Even when the DVD did finally come out, I wrestled with the decision. I worried about how long would it be before I would I end up trying to sell it on Ebay? Despite the largely positive reviews it received from critics like Roger Ebert, I was easily shaken by the lackluster reviews on Amazon.
I’m glad I got over it. Rango is a fantastic, trippy movie about the search for personal identity amid the desire for social conformity.
Yojimbo at the Let’s Not Talk About Movies blog does a nice job of citing a few of the movie’s inspirations and parodies. I would like to add Woody Allen’s Zelig to his list.
While not a Western or Chinatown (the movie every critic seems to mention when speaking about Rango), Zelig shares the same questions of “being” as Rango – Who am I? The comparisons are made even easier in lieu of the fact that Rango is a chameleon and Zelig is a “human chameleon.” We learn in the movie that Zelig’s condition is a result of his wanting to fit in with whichever group of peers he happens to be with. This is Rango’s desire once he is taken out of his glass box and forced to interact with peers.
“Being” makes me think of Jean Paul Sartre and his book, Being and Nothingness. I must admit at this point, I remember starting the book and I remember really liking the notion of our “being” being defined by our expectations. But I don’t ever remember finishing the book or any details from it. So I’m going to rely on Wikipedia to validate me.

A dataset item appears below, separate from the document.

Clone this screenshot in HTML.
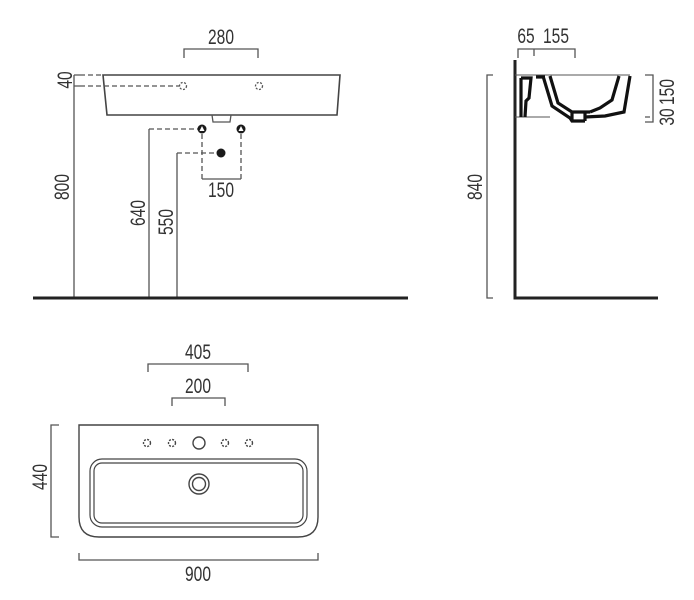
<!DOCTYPE html>
<html><head><meta charset="utf-8"><style>
html,body{margin:0;padding:0;background:#fff;}
svg{display:block}
text{font-family:"Liberation Sans",sans-serif;font-size:21px;fill:#333;text-anchor:middle}
</style></head><body>
<svg width="694" height="600" viewBox="0 0 694 600" xmlns="http://www.w3.org/2000/svg">
<g stroke="#555" fill="none" stroke-width="1.3">
<path d="M103 75 L340 75 L337 115 L107 115 Z" stroke="#444" stroke-width="1.6"/>
<path d="M212 115 L213 122 L230 122 L231 115" />
<path d="M80 75 L103 75 M80 86 L180 86 M149 129 L198 129 M177 153 L217 153 M202 134 L202 179 M241 134 L241 179" stroke-dasharray="5,3"/>
<path d="M74 75 L80 75 M74 86 L80 86"/>
<circle cx="183" cy="86" r="3.5" stroke-dasharray="2,1.5"/>
<circle cx="259" cy="86" r="3.5" stroke-dasharray="2,1.5"/>
<path d="M74 75 L74 298 M149 129 L149 298 M177 153 L177 298"/>
<path d="M184 58 L184 49 L258 49 L258 58"/>
<path d="M202 179 L241 179"/>
<line x1="33" y1="298" x2="408" y2="298" stroke="#222" stroke-width="3"/>
<path d="M515 60 L515 298 L658 298" stroke="#222" stroke-width="3"/>
<path d="M518 58 L518 49 L575 49 L575 58 M534 49 L534 56"/>
<path d="M493 75 L487 75 L487 298 L493 298"/>
<path d="M645 75 L653 75 L653 122 L645 122 M645 117 L650 117"/>
<path d="M515 75 L630 75" stroke-width="1"/>
<path d="M515 117 L550 117" stroke-width="1"/>
</g>
<g stroke="#111" stroke-width="3.2" fill="none" stroke-linejoin="miter">
<path d="M521 78 L531 78 L529 98 L526 101 L525 117"/>
<path d="M521 78 L521 117"/>
<path d="M536 77 L545 77"/>
<path d="M543 76 L552 106 L570 118 L572 121 L585 121"/>
<path d="M550 76 L558 103 L572 112 L590 112"/>
<path d="M572 113 L572 121 M585 113 L585 121"/>
<path d="M619 76 L612 100 L600 108 L590 112"/>
<path d="M630 76 L624 112 L605 116 L585 117"/>
</g>
<g fill="#1a1a1a" stroke="none">
<circle cx="202" cy="129" r="4.5"/>
<circle cx="241" cy="129" r="4.5"/>
<circle cx="221" cy="153" r="4.5"/>
</g>
<g fill="#fff"><path d="M199.5 131 L202 126 L204.5 131 Z"/><path d="M238.5 131 L241 126 L243.5 131 Z"/></g>
<g stroke="#444" fill="none" stroke-width="1.4">
<path d="M79 425 L318 425 L318 517 Q318 537 298 537 L99 537 Q79 537 79 517 Z"/>
<rect x="90" y="459" width="217" height="68" rx="12" stroke-width="1.2"/>
<rect x="94" y="463" width="209" height="60" rx="8" stroke-width="1.2"/>
<circle cx="199" cy="484" r="10"/>
<circle cx="199" cy="484" r="6.5"/>
<circle cx="199" cy="443" r="6"/>
<circle cx="147" cy="443" r="3.5" stroke-dasharray="2,1.3"/>
<circle cx="172" cy="443" r="3.5" stroke-dasharray="2,1.3"/>
<circle cx="225" cy="443" r="3.5" stroke-dasharray="2,1.3"/>
<circle cx="249" cy="443" r="3.5" stroke-dasharray="2,1.3"/>
</g>
<g stroke="#555" fill="none" stroke-width="1.3">
<path d="M148 372 L148 364 L248 364 L248 372"/>
<path d="M172 406 L172 398 L225 398 L225 406"/>
<path d="M59 425 L51 425 L51 537 L59 537"/>
<path d="M79 553 L79 560 L318 560 L318 553"/>
</g>
<g>
<text transform="translate(221,44) scale(0.74,1)">280</text>
<text transform="translate(221,197) scale(0.74,1)">150</text>
<text transform="translate(72,80) rotate(-90) scale(0.74,1)">40</text>
<text transform="translate(69,187) rotate(-90) scale(0.74,1)">800</text>
<text transform="translate(145,213) rotate(-90) scale(0.74,1)">640</text>
<text transform="translate(173,222) rotate(-90) scale(0.74,1)">550</text>
<text transform="translate(526,43) scale(0.74,1)">65</text>
<text transform="translate(556,43) scale(0.74,1)">155</text>
<text transform="translate(482,187) rotate(-90) scale(0.74,1)">840</text>
<text transform="translate(674,92) rotate(-90) scale(0.74,1)">150</text>
<text transform="translate(674,117) rotate(-90) scale(0.74,1)">30</text>
<text transform="translate(198,359) scale(0.74,1)">405</text>
<text transform="translate(198,393) scale(0.74,1)">200</text>
<text transform="translate(47,477) rotate(-90) scale(0.74,1)">440</text>
<text transform="translate(198,581) scale(0.74,1)">900</text>
</g>
</svg>
</body></html>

On the notion of “being” Rango shares a common thread with Alice in Wonderland (maybe not so much the movie, but the book).
It’s how Alice responds to the caterpillar’s question that makes the scene one of my favorites in the book (and outside of it). How many times are you asked, "Who are you?" And how many times have you responded with your name and perhaps your job title (depending on the occasion). When Alice says, “I don’t know. I’ve been so many things since this morning,” it speaks to the mutability of being.
What Rango does really well is depict a vision quest — an individual’s spiritual search for self — in a manner accessible to children. Of course, they won’t get all of the references, but they will understand enough to know that Rango is trying to figure out where he fits in and – more importantly – what to do when his peer group rejects him. Whether they admit it or not, most upper elementary and middle school kids will find comfort in the familiarities between Rango’s quest and their own.